Published online by Cambridge University Press: 04 August 2010
ONE psychological characteristic of nineteenth-century literature is the occultation of the mother. James's The Portrait of a Lady displays its family resemblance to other novels and autobiographies of the period by assuming that the relation between father and child (son) is at the center of the universe of human development, love, and autonomy, and by obscuring the relation between mother and child. That James observes this convention, and at the same time writes a mimetic text about a woman, is a curious situation. Isabel proudly proclaims that she has neither father nor mother, that she makes herself; but it is Isabel's mother (not her father) who is scarcely mentioned and who seems to have been excised from the novel.

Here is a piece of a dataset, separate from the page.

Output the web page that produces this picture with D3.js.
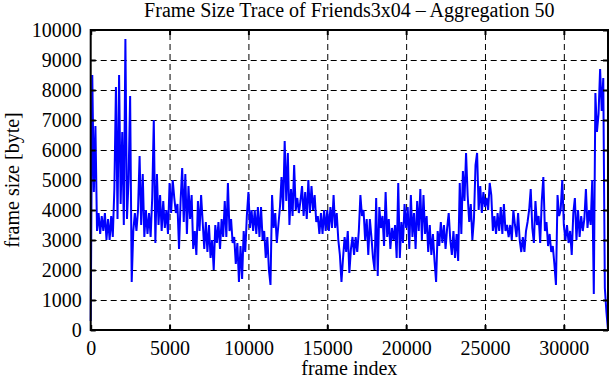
<!DOCTYPE html>
<html>
<head>
<meta charset="utf-8">
<script src="https://cdn.jsdelivr.net/npm/d3@7/dist/d3.min.js"></script>
<style>
  body { margin: 0; background: #fff; }
  text { font-family: "Liberation Serif", "DejaVu Serif", serif; }
</style>
</head>
<body>
<div id="plot"></div>
<script>
const margin = { top: 30, right: 3, bottom: 50, left: 90.7 };
const width = 611 - margin.left - margin.right;
const height = 380 - margin.top - margin.bottom;

// aggregated frame sizes, one value every 100 frames (row = 1000 frames)
const frameStep = 100;
const frameSizes = [
  300, 8500, 4600, 6800, 3300, 3900, 3200, 3800, 3300, 3900,
  3000, 3700, 3000, 3800, 3100, 4700, 8100, 3700, 8500, 4200,
  6600, 3500, 9700, 3700, 5000, 7800, 1600, 3300, 3900, 3300,
  4000, 5800, 3500, 5200, 3100, 4000, 3200, 3900, 3100, 4400,
  7000, 2900, 5200, 3500, 4500, 3300, 4300, 3400, 4000, 3200,
  4900, 3900, 5000, 4400, 3900, 4200, 2700, 4300, 5400, 3600,
  5200, 3200, 4800, 3700, 4500, 2700, 3300, 2500, 4300, 3300,
  4500, 3600, 2700, 3600, 2600, 3500, 2400, 3000, 2000, 3500,
  2900, 3600, 2700, 3700, 3100, 4300, 3100, 4900, 3300, 3700,
  2900, 3100, 2200, 2900, 1600, 2800, 1700, 3300, 2600, 3800,
  4600, 3400, 4000, 3300, 4000, 3200, 4100, 3100, 4100, 3000,
  3300, 2400, 3100, 2000, 1500, 4500, 3400, 3900, 2900, 3500,
  4100, 5100, 4000, 6300, 4300, 5900, 3500, 4700, 3800, 5500,
  4000, 4400, 3900, 4300, 4800, 3800, 4600, 3700, 5000, 3900,
  4800, 4000, 4500, 3600, 3800, 3200, 3900, 3200, 4000, 3300,
  4000, 3300, 4100, 3400, 4500, 3400, 3900, 3000, 2500, 1600,
  2400, 3100, 2600, 3300, 1900, 2700, 3100, 2500, 3100, 2600,
  3300, 4500, 3800, 4000, 3000, 3700, 2500, 3700, 3100, 2400,
  2000, 4400, 1800, 4100, 3400, 3800, 2800, 4600, 3100, 3700,
  2700, 3400, 3000, 3500, 2400, 4900, 2400, 3600, 2900, 4200,
  3400, 4100, 2700, 4500, 3100, 3900, 2700, 4300, 3300, 4700,
  3000, 4500, 3200, 3800, 2600, 3500, 2500, 3200, 2300, 1600,
  3300, 2800, 3600, 2900, 3500, 2700, 3400, 3900, 3000, 2500,
  3300, 2400, 3200, 2300, 4900, 3200, 5300, 4300, 5900, 4500,
  3600, 4200, 3000, 3700, 5500, 5900, 4000, 4800, 3900, 4600,
  4100, 4400, 4000, 4900, 4500, 3300, 3800, 3200, 3900, 3300,
  4100, 3200, 4200, 3300, 3500, 3100, 3500, 3000, 4000, 3500,
  3100, 3900, 3000, 2600, 3100, 2600, 3300, 3600, 4000, 4700,
  3400, 2900, 4300, 3500, 3800, 2900, 4300, 5100, 3300, 3600,
  2800, 3200, 2600, 2800, 2200, 1500, 4500, 3800, 4000, 5000,
  3500, 3000, 3500, 2900, 3300, 2500, 3900, 4400, 3000, 4000,
  3100, 3800, 3300, 3700, 4700, 3400, 4000, 3500, 5000, 1200,
  7900, 6600, 7200, 8700, 7300, 8400, 1400, 600, 0
];

const xTicks = [0, 5000, 10000, 15000, 20000, 25000, 30000];
const yTicks = [0, 1000, 2000, 3000, 4000, 5000, 6000, 7000, 8000, 9000, 10000];
const xMax = 32800;

const title = "Frame Size Trace of Friends3x04 \u2013 Aggregation 50";
const xLabel = "frame index";
const yLabel = "frame size [byte]";

const x = d3.scaleLinear().domain([0, xMax]).range([0, width]);
const y = d3.scaleLinear().domain([0, 10000]).range([height, 0]);
const fmt = d3.format("d");

const root = d3.select("#plot")
  .append("svg")
  .attr("width", 611)
  .attr("height", 380);

const svg = root.append("g")
  .attr("transform", `translate(${margin.left},${margin.top})`);

// dashed grid
svg.append("g")
  .attr("class", "grid")
  .call(d3.axisLeft(y).tickValues(yTicks.slice(1, -1)).tickSize(-width).tickFormat(""))
  .call(g => g.select(".domain").remove());

svg.append("g")
  .attr("class", "grid")
  .attr("transform", `translate(0,${height})`)
  .call(d3.axisBottom(x).tickValues(xTicks.slice(1)).tickSize(-height).tickFormat(""))
  .call(g => g.select(".domain").remove());

svg.selectAll(".grid line")
  .attr("stroke", "#000")
  .attr("stroke-width", 1)
  .attr("stroke-dasharray", "6,4");

const line = d3.line()
  .x((d, i) => x(i * frameStep))
  .y(d => y(d));

svg.append("path")
  .datum(frameSizes)
  .attr("fill", "none")
  .attr("stroke", "#0000ff")
  .attr("stroke-width", 2)
  .attr("d", line);

// axes with inward ticks on all four sides
svg.append("g")
  .attr("class", "axis")
  .call(d3.axisLeft(y).tickValues(yTicks).tickFormat(fmt).tickSizeInner(-5).tickSizeOuter(0).tickPadding(9));

svg.append("g")
  .attr("class", "axis")
  .attr("transform", `translate(0,${height})`)
  .call(d3.axisBottom(x).tickValues(xTicks).tickFormat(fmt).tickSizeInner(-5).tickSizeOuter(0).tickPadding(11));

svg.append("g")
  .attr("class", "axis")
  .call(d3.axisTop(x).tickValues(xTicks).tickSizeInner(-5).tickSizeOuter(0).tickFormat(""));

svg.append("g")
  .attr("class", "axis")
  .attr("transform", `translate(${width},0)`)
  .call(d3.axisRight(y).tickValues(yTicks).tickSizeInner(-5).tickSizeOuter(0).tickFormat(""));

svg.selectAll(".axis .domain").remove();
svg.selectAll(".axis .tick line").attr("stroke-width", 2);

svg.selectAll(".axis .tick text")
  .attr("font-family", "'Liberation Serif', serif")
  .attr("font-size", 20)
  .attr("fill", "#000");

// border
svg.append("rect")
  .attr("width", width)
  .attr("height", height)
  .attr("fill", "none")
  .attr("stroke", "#000")
  .attr("stroke-width", 2);

root.append("text")
  .attr("x", margin.left + width / 2)
  .attr("y", 17)
  .attr("text-anchor", "middle")
  .attr("font-size", 20)
  .text(title);

root.append("text")
  .attr("x", margin.left + width / 2)
  .attr("y", 375)
  .attr("text-anchor", "middle")
  .attr("font-size", 20)
  .text(xLabel);

root.append("text")
  .attr("transform", `translate(19,${margin.top + height / 2}) rotate(-90)`)
  .attr("text-anchor", "middle")
  .attr("font-size", 20)
  .text(yLabel);
</script>
</body>
</html>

Since the development of female subjectivity depends, first of all, on a maternal identification, the feminist reader is compelled to ask what James has done with Isabel's mother and how this maternal absence shapes Isabel's dream of self-fashioning. Since the mother cannot be effaced unproblematically, and since erasure in this case is a strategy of closure at both the level of character and the level of narrative performance, an intriguing possibility arises: perhaps the mother's absence serves as the submerged organizing principle of the text.
For Isabel, the desire to establish a potentially autonomous ego becomes an urgent, though unknowing, response to the absent mother. This is a provocative claim. James's portrait of Isabel has been widely understood as a creative response to his own literary fathers, primarily Emerson and Hawthorne.